__Directions for this task__
Copy exactly the lines from the start of the material through the line with "0.00004, 0, 0, 0];". Pictures stay out of the copy.

━━ Available data

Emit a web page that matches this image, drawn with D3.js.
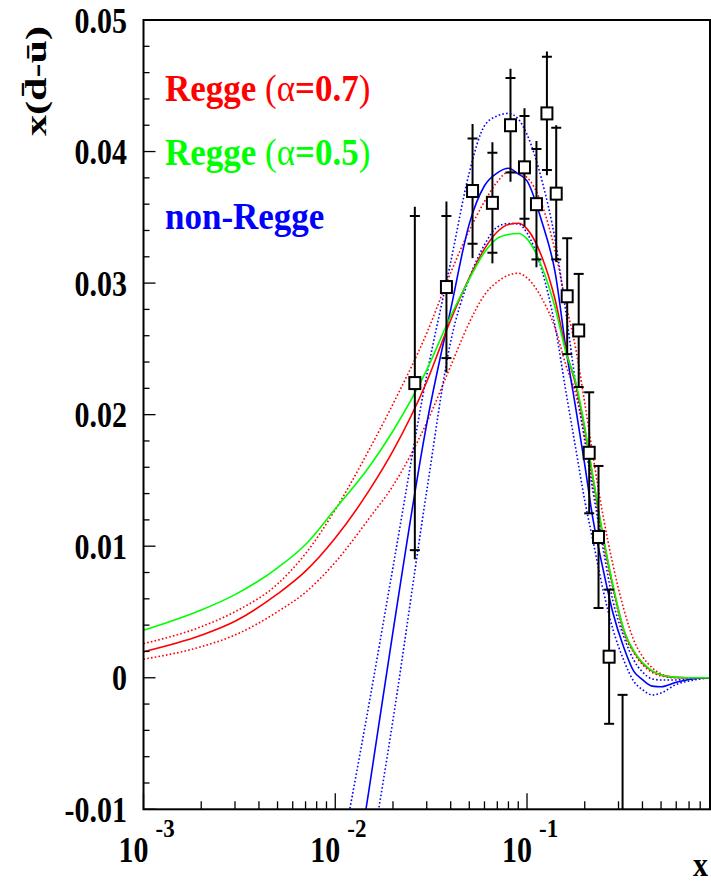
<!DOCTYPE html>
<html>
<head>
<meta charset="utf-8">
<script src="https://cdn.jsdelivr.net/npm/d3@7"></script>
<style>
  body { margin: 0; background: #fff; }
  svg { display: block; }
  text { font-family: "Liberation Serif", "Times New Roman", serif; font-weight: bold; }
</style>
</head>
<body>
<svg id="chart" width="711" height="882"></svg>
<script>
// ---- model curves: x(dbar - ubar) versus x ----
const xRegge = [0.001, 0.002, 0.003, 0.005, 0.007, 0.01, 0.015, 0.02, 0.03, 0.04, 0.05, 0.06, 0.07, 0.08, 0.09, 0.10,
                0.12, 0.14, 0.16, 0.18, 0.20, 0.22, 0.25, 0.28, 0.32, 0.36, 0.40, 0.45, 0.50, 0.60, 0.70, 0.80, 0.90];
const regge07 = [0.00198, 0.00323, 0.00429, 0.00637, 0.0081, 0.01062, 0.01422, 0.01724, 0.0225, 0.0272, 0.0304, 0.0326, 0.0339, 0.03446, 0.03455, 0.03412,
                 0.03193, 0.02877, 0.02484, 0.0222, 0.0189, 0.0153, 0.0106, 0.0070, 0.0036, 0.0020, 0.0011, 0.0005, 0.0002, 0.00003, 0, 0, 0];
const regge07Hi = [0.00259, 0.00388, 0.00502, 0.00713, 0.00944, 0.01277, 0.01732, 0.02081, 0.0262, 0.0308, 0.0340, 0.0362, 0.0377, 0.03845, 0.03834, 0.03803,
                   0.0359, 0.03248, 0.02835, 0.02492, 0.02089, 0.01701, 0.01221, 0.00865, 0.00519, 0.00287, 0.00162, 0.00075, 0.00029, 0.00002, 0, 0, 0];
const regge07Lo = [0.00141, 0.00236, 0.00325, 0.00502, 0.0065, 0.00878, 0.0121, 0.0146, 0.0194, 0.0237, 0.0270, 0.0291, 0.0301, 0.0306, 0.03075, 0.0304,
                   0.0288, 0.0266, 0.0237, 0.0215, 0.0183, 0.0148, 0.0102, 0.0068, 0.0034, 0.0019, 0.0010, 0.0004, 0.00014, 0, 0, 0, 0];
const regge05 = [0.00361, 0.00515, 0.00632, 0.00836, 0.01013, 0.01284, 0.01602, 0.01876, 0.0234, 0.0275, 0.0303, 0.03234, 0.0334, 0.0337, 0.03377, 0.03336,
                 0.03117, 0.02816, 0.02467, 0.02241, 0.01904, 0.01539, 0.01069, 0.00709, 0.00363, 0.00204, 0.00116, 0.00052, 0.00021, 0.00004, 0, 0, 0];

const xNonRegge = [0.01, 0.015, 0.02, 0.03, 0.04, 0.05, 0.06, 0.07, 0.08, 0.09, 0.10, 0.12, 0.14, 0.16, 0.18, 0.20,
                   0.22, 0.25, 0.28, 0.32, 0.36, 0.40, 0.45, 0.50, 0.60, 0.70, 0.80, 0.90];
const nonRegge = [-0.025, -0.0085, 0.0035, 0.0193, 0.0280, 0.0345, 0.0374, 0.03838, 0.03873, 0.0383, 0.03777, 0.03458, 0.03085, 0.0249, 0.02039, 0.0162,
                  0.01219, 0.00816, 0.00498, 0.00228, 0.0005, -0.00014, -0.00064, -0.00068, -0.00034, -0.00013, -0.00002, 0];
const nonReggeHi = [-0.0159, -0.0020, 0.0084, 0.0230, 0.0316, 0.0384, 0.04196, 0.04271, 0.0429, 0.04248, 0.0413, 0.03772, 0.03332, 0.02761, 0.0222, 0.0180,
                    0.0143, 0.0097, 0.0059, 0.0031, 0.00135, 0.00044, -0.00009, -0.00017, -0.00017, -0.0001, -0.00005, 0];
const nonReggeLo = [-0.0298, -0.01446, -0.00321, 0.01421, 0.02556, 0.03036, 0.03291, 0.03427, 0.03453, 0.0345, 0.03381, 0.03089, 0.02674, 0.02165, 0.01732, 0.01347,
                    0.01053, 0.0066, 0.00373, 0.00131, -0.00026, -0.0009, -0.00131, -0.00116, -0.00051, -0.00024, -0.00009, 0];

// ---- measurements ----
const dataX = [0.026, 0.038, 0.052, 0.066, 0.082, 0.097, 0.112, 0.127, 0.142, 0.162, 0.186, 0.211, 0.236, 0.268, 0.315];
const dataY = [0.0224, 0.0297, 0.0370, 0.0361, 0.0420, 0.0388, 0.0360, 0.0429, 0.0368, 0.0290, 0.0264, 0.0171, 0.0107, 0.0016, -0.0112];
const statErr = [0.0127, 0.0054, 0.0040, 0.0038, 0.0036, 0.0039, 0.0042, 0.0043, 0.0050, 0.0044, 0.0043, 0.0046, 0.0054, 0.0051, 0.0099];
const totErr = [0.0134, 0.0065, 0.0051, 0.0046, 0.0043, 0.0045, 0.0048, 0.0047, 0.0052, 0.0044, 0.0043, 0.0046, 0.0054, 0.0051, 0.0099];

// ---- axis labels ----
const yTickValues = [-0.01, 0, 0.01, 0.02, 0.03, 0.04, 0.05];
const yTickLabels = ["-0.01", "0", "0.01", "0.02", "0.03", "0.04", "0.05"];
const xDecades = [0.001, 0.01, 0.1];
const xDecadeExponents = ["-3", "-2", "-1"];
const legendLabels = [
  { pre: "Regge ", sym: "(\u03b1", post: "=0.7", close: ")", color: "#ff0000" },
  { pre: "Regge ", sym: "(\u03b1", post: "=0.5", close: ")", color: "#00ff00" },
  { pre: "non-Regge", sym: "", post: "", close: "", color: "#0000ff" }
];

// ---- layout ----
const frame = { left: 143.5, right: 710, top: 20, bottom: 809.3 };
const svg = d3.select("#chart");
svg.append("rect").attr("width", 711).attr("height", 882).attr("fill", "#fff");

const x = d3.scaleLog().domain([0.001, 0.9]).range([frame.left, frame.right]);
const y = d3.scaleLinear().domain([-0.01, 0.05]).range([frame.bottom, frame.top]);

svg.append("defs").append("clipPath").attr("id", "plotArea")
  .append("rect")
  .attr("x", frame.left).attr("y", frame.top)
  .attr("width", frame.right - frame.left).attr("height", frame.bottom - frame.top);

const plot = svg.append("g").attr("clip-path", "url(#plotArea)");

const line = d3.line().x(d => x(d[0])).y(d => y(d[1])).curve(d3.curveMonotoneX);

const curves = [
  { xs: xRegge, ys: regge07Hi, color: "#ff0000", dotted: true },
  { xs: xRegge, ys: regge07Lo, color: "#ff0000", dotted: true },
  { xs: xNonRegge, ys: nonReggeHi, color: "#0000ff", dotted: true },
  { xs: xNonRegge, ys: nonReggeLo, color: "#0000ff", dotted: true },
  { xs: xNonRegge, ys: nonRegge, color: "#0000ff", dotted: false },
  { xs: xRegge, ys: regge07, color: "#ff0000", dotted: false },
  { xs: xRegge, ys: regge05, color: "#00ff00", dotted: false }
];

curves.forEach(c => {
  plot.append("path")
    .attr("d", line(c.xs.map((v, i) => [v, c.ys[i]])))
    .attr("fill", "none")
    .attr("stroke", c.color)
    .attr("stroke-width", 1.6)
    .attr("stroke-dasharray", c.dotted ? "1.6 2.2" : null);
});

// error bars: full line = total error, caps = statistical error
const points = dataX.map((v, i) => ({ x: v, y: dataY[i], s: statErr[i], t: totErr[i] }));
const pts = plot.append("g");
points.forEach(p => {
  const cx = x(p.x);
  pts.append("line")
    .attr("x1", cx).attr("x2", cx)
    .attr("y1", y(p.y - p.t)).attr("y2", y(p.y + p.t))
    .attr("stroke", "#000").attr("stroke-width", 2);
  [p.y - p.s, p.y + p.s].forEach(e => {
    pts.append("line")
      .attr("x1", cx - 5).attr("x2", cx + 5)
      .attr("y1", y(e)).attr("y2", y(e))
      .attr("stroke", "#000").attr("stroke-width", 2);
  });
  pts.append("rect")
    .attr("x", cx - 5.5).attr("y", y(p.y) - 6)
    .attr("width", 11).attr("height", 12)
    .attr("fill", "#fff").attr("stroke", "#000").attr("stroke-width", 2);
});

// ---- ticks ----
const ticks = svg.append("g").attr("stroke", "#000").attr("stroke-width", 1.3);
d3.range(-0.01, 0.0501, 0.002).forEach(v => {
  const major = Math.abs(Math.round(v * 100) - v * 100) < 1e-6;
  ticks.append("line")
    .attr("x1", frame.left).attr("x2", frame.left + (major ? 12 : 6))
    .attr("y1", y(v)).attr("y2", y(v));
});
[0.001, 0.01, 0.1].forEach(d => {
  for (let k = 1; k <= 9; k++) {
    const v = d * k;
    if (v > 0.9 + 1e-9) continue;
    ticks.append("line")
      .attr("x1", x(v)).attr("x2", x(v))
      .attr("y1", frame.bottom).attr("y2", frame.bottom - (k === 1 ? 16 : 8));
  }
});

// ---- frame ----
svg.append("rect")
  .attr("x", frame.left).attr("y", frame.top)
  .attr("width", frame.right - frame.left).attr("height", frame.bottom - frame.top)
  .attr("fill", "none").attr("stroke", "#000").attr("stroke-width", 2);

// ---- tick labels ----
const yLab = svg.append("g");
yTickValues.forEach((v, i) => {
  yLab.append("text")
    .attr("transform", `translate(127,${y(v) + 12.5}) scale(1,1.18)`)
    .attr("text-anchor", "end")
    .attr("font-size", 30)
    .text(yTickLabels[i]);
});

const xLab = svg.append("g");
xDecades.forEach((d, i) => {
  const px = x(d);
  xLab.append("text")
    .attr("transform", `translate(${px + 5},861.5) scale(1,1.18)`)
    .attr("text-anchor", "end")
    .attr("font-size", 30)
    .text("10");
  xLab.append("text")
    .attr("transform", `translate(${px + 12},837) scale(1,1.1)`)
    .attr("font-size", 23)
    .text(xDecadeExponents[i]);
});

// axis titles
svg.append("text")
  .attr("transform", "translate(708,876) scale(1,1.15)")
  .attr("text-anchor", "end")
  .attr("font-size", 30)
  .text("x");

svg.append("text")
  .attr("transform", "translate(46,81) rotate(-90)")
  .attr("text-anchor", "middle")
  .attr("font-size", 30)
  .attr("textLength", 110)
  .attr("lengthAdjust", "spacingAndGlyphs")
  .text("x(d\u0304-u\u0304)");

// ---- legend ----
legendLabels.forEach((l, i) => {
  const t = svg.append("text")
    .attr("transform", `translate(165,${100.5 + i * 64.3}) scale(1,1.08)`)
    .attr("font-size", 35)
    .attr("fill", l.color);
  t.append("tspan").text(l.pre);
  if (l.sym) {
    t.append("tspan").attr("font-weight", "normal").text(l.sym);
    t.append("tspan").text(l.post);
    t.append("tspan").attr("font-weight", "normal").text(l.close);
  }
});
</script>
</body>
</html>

━━━━

__Problem solution__
Emit a web page that matches this image, drawn with D3.js.
<!DOCTYPE html>
<html>
<head>
<meta charset="utf-8">
<script src="https://cdn.jsdelivr.net/npm/d3@7"></script>
<style>
  body { margin: 0; background: #fff; }
  svg { display: block; }
  text { font-family: "Liberation Serif", "Times New Roman", serif; font-weight: bold; }
</style>
</head>
<body>
<svg id="chart" width="711" height="882"></svg>
<script>
// ---- model curves: x(dbar - ubar) versus x ----
const xRegge = [0.001, 0.002, 0.003, 0.005, 0.007, 0.01, 0.015, 0.02, 0.03, 0.04, 0.05, 0.06, 0.07, 0.08, 0.09, 0.10,
                0.12, 0.14, 0.16, 0.18, 0.20, 0.22, 0.25, 0.28, 0.32, 0.36, 0.40, 0.45, 0.50, 0.60, 0.70, 0.80, 0.90];
const regge07 = [0.00198, 0.00323, 0.00429, 0.00637, 0.0081, 0.01062, 0.01422, 0.01724, 0.0225, 0.0272, 0.0304, 0.0326, 0.0339, 0.03446, 0.03455, 0.03412,
                 0.03193, 0.02877, 0.02484, 0.0222, 0.0189, 0.0153, 0.0106, 0.0070, 0.0036, 0.0020, 0.0011, 0.0005, 0.0002, 0.00003, 0, 0, 0];
const regge07Hi = [0.00259, 0.00388, 0.00502, 0.00713, 0.00944, 0.01277, 0.01732, 0.02081, 0.0262, 0.0308, 0.0340, 0.0362, 0.0377, 0.03845, 0.03834, 0.03803,
                   0.0359, 0.03248, 0.02835, 0.02492, 0.02089, 0.01701, 0.01221, 0.00865, 0.00519, 0.00287, 0.00162, 0.00075, 0.00029, 0.00002, 0, 0, 0];
const regge07Lo = [0.00141, 0.00236, 0.00325, 0.00502, 0.0065, 0.00878, 0.0121, 0.0146, 0.0194, 0.0237, 0.0270, 0.0291, 0.0301, 0.0306, 0.03075, 0.0304,
                   0.0288, 0.0266, 0.0237, 0.0215, 0.0183, 0.0148, 0.0102, 0.0068, 0.0034, 0.0019, 0.0010, 0.0004, 0.00014, 0, 0, 0, 0];
const regge05 = [0.00361, 0.00515, 0.00632, 0.00836, 0.01013, 0.01284, 0.01602, 0.01876, 0.0234, 0.0275, 0.0303, 0.03234, 0.0334, 0.0337, 0.03377, 0.03336,
                 0.03117, 0.02816, 0.02467, 0.02241, 0.01904, 0.01539, 0.01069, 0.00709, 0.00363, 0.00204, 0.00116, 0.00052, 0.00021, 0.00004, 0, 0, 0];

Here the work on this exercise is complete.